• Work instructions
Lines containing the word "LaTeX" are the ones to copy from the records below.

[Source records]
** START **

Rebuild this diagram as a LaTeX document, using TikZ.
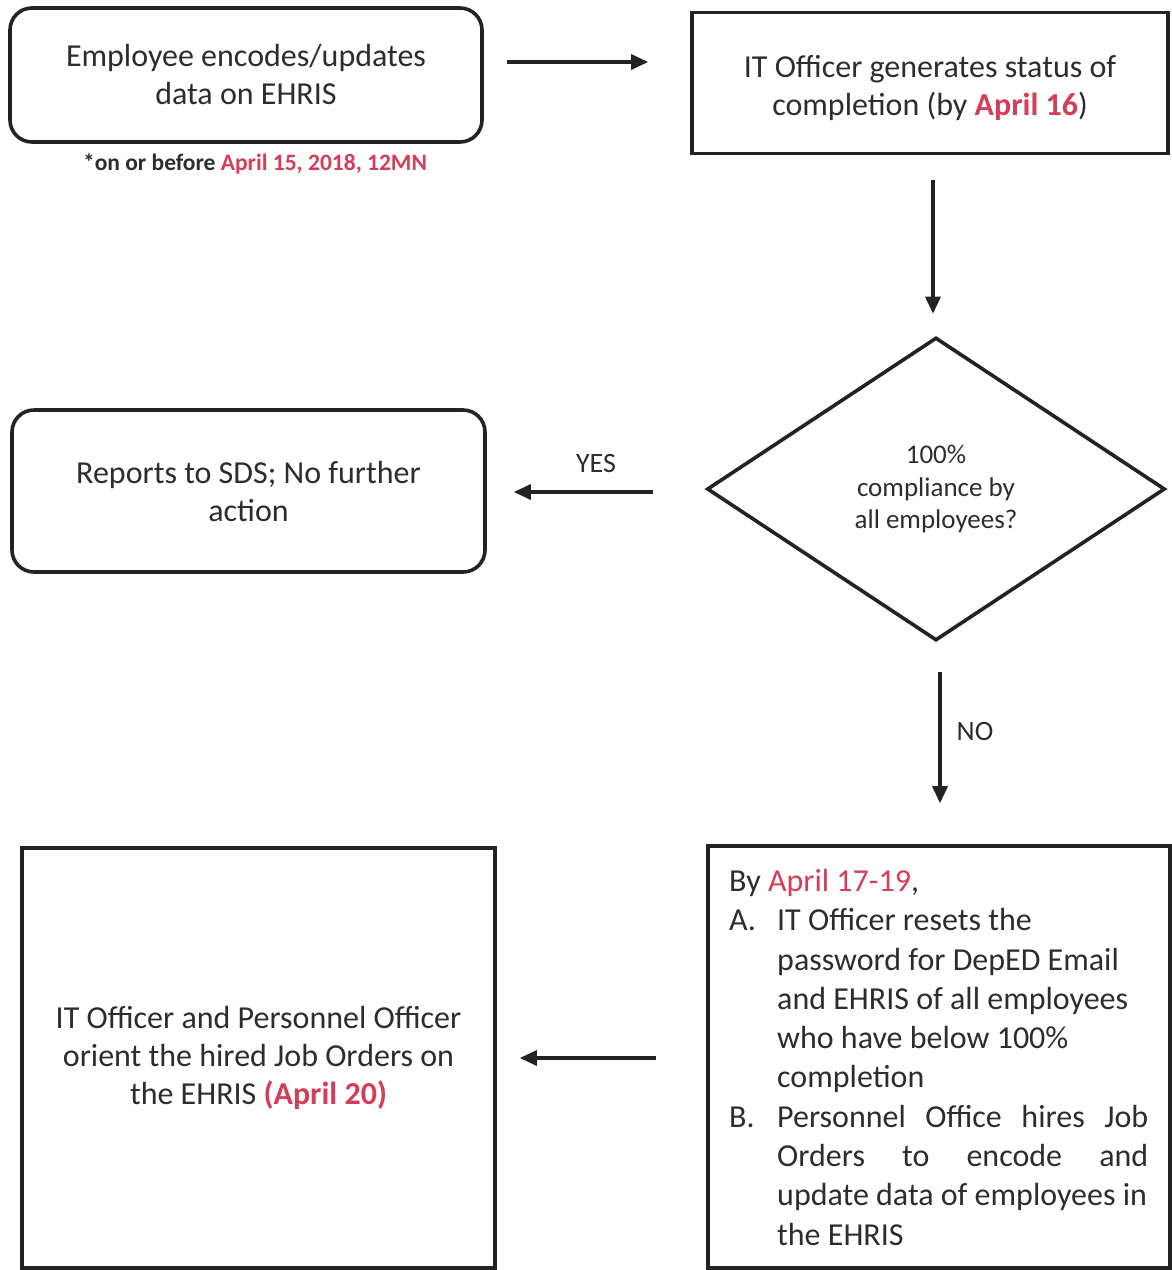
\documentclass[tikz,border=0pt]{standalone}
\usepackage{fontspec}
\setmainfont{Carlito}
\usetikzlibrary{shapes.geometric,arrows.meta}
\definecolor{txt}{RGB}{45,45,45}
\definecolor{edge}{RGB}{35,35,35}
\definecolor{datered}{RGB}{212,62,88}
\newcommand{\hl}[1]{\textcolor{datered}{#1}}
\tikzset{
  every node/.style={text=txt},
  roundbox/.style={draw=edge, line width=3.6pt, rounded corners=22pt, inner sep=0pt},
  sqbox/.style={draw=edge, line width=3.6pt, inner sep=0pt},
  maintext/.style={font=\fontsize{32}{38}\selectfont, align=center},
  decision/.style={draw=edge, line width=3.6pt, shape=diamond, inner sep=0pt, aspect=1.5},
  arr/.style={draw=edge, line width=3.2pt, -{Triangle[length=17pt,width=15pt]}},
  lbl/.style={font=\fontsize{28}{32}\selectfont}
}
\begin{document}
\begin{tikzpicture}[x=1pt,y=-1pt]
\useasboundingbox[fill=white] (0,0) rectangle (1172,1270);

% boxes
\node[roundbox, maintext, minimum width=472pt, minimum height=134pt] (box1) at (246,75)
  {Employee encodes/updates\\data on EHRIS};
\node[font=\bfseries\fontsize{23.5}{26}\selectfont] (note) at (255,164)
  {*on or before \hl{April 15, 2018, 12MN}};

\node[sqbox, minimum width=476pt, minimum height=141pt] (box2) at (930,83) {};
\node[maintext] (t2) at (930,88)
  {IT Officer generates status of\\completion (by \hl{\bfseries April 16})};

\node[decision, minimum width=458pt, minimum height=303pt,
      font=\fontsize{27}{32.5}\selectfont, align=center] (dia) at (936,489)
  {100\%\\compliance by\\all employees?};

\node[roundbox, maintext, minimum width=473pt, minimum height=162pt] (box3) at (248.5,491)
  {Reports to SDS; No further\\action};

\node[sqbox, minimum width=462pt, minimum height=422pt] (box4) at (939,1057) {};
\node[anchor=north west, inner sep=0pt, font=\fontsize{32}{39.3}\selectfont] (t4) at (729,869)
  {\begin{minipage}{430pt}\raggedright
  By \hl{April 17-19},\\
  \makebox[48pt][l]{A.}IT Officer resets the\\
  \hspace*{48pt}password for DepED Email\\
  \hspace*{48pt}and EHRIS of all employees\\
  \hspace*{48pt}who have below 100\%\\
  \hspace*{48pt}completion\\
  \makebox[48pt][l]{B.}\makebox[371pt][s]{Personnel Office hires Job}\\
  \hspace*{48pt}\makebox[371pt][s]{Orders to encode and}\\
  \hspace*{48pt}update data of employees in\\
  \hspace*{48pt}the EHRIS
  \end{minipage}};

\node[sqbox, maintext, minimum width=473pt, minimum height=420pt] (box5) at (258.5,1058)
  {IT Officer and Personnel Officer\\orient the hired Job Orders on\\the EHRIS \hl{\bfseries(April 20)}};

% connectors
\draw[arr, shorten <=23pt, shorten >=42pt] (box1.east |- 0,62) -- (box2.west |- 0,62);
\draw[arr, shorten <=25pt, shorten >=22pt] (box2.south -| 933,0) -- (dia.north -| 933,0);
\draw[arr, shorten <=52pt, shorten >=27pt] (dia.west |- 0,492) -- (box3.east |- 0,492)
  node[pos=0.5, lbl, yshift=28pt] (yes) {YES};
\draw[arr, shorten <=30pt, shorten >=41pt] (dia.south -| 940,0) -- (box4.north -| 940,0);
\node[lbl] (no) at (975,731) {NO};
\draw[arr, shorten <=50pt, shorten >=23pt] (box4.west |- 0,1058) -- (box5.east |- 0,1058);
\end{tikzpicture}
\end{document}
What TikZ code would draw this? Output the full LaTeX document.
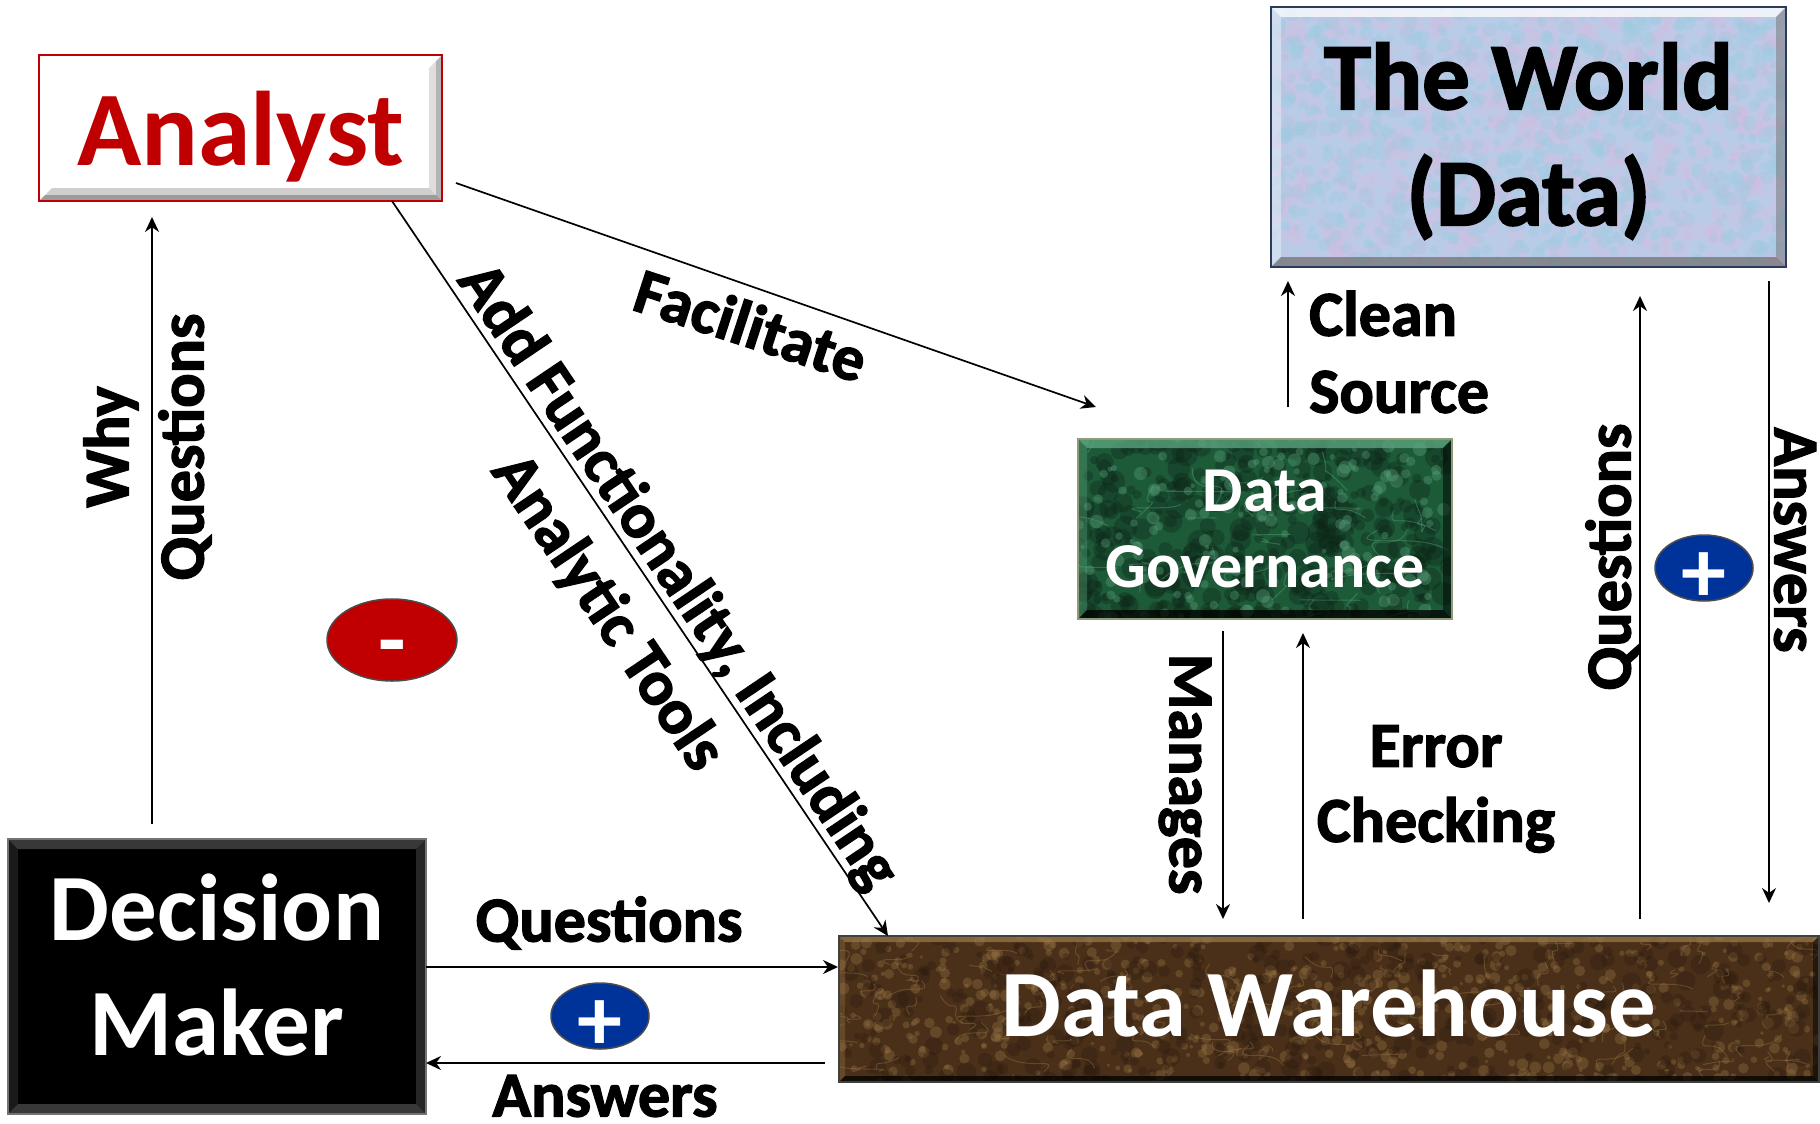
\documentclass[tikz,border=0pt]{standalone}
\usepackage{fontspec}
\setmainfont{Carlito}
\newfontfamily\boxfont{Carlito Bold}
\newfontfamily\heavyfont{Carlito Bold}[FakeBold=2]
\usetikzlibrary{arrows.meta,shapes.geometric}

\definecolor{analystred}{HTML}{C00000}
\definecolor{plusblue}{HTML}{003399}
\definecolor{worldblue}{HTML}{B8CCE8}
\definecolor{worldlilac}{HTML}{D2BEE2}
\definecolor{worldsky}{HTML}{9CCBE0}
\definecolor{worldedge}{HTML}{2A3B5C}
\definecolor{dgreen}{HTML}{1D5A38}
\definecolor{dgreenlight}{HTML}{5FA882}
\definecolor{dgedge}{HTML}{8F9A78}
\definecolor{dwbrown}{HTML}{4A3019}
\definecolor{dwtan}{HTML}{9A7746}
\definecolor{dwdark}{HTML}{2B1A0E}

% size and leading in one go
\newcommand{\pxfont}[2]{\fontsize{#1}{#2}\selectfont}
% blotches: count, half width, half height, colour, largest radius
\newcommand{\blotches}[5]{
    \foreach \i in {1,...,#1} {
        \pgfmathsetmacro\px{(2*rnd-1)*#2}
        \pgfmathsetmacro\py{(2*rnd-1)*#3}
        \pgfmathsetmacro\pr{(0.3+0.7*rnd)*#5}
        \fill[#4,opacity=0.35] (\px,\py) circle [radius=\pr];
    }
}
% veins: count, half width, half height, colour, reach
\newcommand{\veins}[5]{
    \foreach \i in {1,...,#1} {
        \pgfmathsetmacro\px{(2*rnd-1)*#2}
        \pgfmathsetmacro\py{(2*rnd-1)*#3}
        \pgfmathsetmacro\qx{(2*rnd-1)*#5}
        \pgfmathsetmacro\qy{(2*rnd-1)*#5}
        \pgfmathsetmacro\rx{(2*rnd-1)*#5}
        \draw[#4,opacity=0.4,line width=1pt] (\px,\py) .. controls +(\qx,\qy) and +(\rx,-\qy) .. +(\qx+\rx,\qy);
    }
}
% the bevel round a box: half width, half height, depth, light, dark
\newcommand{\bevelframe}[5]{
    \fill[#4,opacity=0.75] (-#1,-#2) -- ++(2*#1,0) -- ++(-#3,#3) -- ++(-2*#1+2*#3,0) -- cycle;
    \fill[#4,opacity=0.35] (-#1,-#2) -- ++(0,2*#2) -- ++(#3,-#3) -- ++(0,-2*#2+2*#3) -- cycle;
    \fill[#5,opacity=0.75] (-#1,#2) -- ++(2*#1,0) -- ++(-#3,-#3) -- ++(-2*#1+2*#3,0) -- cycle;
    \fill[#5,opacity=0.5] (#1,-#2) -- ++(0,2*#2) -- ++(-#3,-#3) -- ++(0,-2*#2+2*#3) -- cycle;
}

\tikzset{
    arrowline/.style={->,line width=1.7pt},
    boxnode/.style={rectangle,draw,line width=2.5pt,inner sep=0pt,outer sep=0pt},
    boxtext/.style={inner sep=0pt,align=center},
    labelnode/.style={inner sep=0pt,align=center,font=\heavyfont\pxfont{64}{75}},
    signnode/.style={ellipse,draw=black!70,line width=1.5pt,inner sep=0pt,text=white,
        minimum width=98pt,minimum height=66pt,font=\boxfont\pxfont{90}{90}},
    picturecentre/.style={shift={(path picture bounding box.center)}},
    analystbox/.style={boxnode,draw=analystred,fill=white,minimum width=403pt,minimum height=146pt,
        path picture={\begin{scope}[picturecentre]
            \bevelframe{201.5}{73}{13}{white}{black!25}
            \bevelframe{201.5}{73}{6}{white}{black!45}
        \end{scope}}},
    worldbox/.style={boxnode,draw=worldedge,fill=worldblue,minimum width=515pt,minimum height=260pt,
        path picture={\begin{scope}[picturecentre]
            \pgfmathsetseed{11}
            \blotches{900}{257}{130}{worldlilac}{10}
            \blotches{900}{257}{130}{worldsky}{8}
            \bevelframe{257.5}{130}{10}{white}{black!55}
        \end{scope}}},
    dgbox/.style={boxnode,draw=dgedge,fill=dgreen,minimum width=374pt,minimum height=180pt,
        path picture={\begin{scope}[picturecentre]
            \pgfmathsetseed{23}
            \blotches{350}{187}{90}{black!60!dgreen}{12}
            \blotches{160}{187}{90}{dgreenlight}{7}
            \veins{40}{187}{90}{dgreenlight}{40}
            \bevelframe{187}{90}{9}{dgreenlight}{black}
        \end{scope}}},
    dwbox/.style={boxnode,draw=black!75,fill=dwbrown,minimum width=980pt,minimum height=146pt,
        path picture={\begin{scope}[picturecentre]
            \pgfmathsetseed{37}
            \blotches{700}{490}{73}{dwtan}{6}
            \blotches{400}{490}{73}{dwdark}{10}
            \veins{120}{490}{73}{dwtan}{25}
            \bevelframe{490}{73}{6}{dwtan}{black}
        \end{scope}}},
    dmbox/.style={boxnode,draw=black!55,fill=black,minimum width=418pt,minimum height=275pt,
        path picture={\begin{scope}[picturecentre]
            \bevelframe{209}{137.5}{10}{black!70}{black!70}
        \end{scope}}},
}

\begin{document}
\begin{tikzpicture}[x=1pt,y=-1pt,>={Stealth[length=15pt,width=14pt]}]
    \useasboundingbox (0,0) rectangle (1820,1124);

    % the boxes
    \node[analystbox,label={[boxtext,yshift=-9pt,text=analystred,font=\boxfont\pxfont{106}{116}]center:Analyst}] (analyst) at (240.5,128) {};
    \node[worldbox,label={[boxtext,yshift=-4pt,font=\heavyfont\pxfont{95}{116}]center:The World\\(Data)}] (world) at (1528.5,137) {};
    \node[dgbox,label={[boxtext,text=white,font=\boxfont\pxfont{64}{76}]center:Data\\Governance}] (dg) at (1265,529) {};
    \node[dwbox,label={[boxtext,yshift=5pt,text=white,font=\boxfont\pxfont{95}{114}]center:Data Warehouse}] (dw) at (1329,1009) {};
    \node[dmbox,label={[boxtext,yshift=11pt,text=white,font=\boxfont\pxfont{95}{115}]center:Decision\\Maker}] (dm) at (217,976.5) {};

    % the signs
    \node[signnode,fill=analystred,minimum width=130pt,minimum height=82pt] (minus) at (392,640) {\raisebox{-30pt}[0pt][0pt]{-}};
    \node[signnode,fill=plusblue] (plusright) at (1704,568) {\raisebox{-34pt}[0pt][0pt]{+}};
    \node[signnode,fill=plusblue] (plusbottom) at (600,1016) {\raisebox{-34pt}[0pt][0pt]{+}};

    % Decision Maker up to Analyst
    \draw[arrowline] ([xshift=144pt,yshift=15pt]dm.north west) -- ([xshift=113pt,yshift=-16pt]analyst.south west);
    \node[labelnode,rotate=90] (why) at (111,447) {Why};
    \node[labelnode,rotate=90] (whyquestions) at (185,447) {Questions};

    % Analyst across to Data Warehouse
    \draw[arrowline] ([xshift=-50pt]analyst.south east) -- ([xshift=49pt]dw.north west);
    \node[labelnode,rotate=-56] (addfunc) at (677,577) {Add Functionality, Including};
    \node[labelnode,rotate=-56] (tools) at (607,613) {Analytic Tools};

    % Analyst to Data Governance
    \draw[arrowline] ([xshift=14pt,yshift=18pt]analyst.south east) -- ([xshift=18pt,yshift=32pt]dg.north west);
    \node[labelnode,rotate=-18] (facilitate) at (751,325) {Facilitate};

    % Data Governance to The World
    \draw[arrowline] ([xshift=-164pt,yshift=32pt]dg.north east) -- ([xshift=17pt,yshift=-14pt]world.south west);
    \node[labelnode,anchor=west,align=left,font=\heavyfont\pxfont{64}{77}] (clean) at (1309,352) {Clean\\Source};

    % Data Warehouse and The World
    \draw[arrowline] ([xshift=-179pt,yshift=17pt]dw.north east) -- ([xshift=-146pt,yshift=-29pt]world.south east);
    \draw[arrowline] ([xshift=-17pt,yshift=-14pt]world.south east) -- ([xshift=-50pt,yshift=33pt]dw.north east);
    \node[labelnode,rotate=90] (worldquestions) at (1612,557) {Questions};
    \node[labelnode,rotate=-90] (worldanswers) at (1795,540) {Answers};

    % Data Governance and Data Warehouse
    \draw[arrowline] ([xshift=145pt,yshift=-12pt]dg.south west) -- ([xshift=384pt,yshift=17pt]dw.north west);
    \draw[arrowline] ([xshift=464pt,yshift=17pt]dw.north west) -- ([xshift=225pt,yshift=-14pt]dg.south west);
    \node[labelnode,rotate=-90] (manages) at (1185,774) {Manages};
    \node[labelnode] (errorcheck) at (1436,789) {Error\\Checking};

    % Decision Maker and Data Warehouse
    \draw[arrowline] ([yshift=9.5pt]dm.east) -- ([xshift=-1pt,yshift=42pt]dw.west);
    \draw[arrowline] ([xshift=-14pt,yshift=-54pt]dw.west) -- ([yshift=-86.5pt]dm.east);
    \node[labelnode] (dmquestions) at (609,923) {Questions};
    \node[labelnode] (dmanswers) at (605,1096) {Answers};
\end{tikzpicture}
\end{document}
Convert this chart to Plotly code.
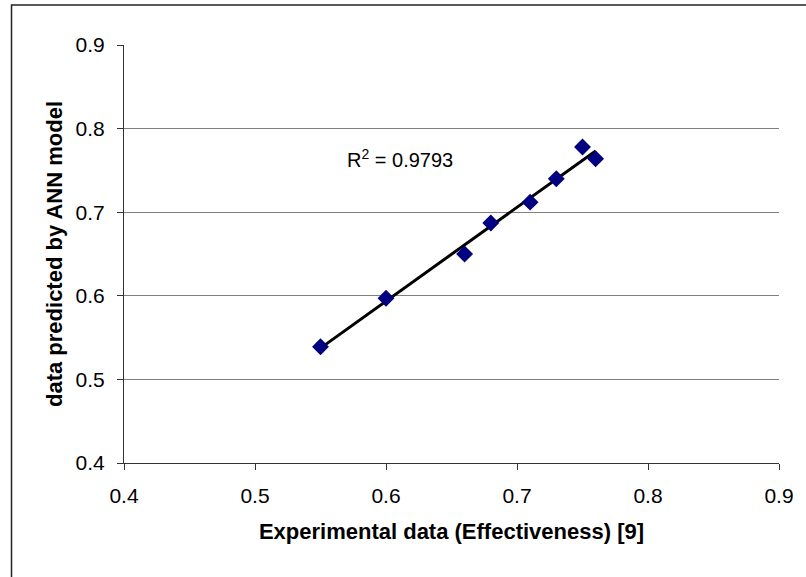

** END **

• The result
Rebuild this diagram as a LaTeX document, using TikZ.
What TikZ code would draw this? Output the full LaTeX document.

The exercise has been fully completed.